Can you output the material exactly as written, minus any pictures it holds?

» RAW DATA
>>>

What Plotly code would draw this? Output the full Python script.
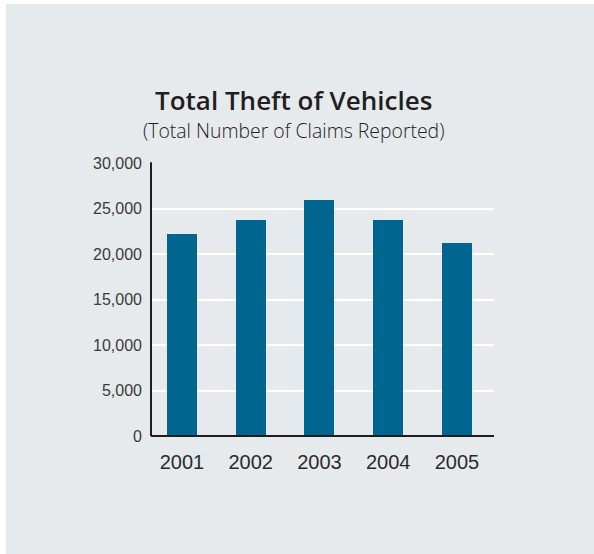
import plotly.graph_objects as go

# Reported vehicle theft claims by year
years = ["2001", "2002", "2003", "2004", "2005"]
claims = [22200, 23700, 25900, 23700, 21200]
y_ticks = [0, 5000, 10000, 15000, 20000, 25000, 30000]
y_tick_text = ["0", "5,000", "10,000", "15,000", "20,000", "25,000", "30,000"]

W, H = 594, 554
L, R, T, B = 151, 100, 163, 118
pw, ph = W - L - R, H - T - B

BG = "#e7eaed"
BAR = "#00658f"
TXT = "#2b2b2b"

xs = list(range(len(years)))

fig = go.Figure(go.Bar(
    x=xs, y=claims, width=0.437,
    marker=dict(color=BAR, line=dict(width=0)),
    hoverinfo="skip",
))

fig.update_layout(
    width=W, height=H,
    margin=dict(l=L, r=R, t=T, b=B, pad=0),
    paper_bgcolor="white",
    plot_bgcolor="rgba(0,0,0,0)",
    showlegend=False,
    bargap=0,
    xaxis=dict(
        range=[-0.45, 4.54], tickvals=xs, ticktext=years,
        showgrid=False, zeroline=False, showline=False,
        ticks="", tickfont=dict(family="Liberation Sans, Arial", size=20, color=TXT),
        ticklabelstandoff=12,
    ),
    yaxis=dict(
        range=[0, 30000], tickvals=y_ticks, ticktext=y_tick_text,
        showgrid=True, gridcolor="white", gridwidth=1.5,
        zeroline=False, showline=False, ticks="",
        tickfont=dict(family="Liberation Sans, Arial", size=16, color="#3a3a3a"),
        ticklabelstandoff=8,
    ),
    shapes=[
        # grey panel behind the chart
        dict(type="rect", xref="paper", yref="paper", layer="below",
             x0=(6 - L) / pw, x1=(W - L) / pw,
             y0=-(H - T - ph) / ph, y1=(ph + T - 4) / ph,
             fillcolor=BG, line=dict(width=0)),
        # y axis line
        dict(type="line", xref="paper", yref="paper",
             x0=0, x1=0, y0=0, y1=1.003, line=dict(color="#1e1e1e", width=2)),
        # baseline
        dict(type="line", xref="paper", yref="paper",
             x0=0, x1=1, y0=0, y1=0, line=dict(color="#1e1e1e", width=2)),
    ],
    annotations=[
        dict(text="Total Theft of Vehicles", xref="paper", yref="paper",
             x=(293 - L) / pw, y=(H - B - 100.5) / ph, showarrow=False,
             xanchor="center", yanchor="middle",
             font=dict(family="Open Sans, Liberation Sans", size=26, weight=600,
                       color="#1f1f1f")),
        dict(text="(Total Number of Claims Reported)", xref="paper", yref="paper",
             x=(293 - L) / pw, y=(H - B - 130.5) / ph, showarrow=False,
             xanchor="center", yanchor="middle",
             font=dict(family="Open Sans, Liberation Sans", size=19.4, weight=300,
                       color="#222222")),
    ],
)

fig.write_html("out.html")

<<<

» REPLY
What Plotly code would draw this? Output the full Python script.
import plotly.graph_objects as go

# Reported vehicle theft claims by year
years = ["2001", "2002", "2003", "2004", "2005"]
claims = [22200, 23700, 25900, 23700, 21200]
y_ticks = [0, 5000, 10000, 15000, 20000, 25000, 30000]
y_tick_text = ["0", "5,000", "10,000", "15,000", "20,000", "25,000", "30,000"]

W, H = 594, 554
L, R, T, B = 151, 100, 163, 118
pw, ph = W - L - R, H - T - B

BG = "#e7eaed"
BAR = "#00658f"
TXT = "#2b2b2b"

xs = list(range(len(years)))

fig = go.Figure(go.Bar(
    x=xs, y=claims, width=0.437,
    marker=dict(color=BAR, line=dict(width=0)),
    hoverinfo="skip",
))

fig.update_layout(
    width=W, height=H,
    margin=dict(l=L, r=R, t=T, b=B, pad=0),
    paper_bgcolor="white",
    plot_bgcolor="rgba(0,0,0,0)",
    showlegend=False,
    bargap=0,
    xaxis=dict(
        range=[-0.45, 4.54], tickvals=xs, ticktext=years,
        showgrid=False, zeroline=False, showline=False,
        ticks="", tickfont=dict(family="Liberation Sans, Arial", size=20, color=TXT),
        ticklabelstandoff=12,
    ),
    yaxis=dict(
        range=[0, 30000], tickvals=y_ticks, ticktext=y_tick_text,
        showgrid=True, gridcolor="white", gridwidth=1.5,
        zeroline=False, showline=False, ticks="",
        tickfont=dict(family="Liberation Sans, Arial", size=16, color="#3a3a3a"),
        ticklabelstandoff=8,
    ),
    shapes=[
        # grey panel behind the chart
        dict(type="rect", xref="paper", yref="paper", layer="below",
             x0=(6 - L) / pw, x1=(W - L) / pw,
             y0=-(H - T - ph) / ph, y1=(ph + T - 4) / ph,
             fillcolor=BG, line=dict(width=0)),
        # y axis line
        dict(type="line", xref="paper", yref="paper",
             x0=0, x1=0, y0=0, y1=1.003, line=dict(color="#1e1e1e", width=2)),
        # baseline
        dict(type="line", xref="paper", yref="paper",
             x0=0, x1=1, y0=0, y1=0, line=dict(color="#1e1e1e", width=2)),
    ],
    annotations=[
        dict(text="Total Theft of Vehicles", xref="paper", yref="paper",
             x=(293 - L) / pw, y=(H - B - 100.5) / ph, showarrow=False,
             xanchor="center", yanchor="middle",
             font=dict(family="Open Sans, Liberation Sans", size=26, weight=600,
                       color="#1f1f1f")),
        dict(text="(Total Number of Claims Reported)", xref="paper", yref="paper",
             x=(293 - L) / pw, y=(H - B - 130.5) / ph, showarrow=False,
             xanchor="center", yanchor="middle",
             font=dict(family="Open Sans, Liberation Sans", size=19.4, weight=300,
                       color="#222222")),
    ],
)

fig.write_html("out.html")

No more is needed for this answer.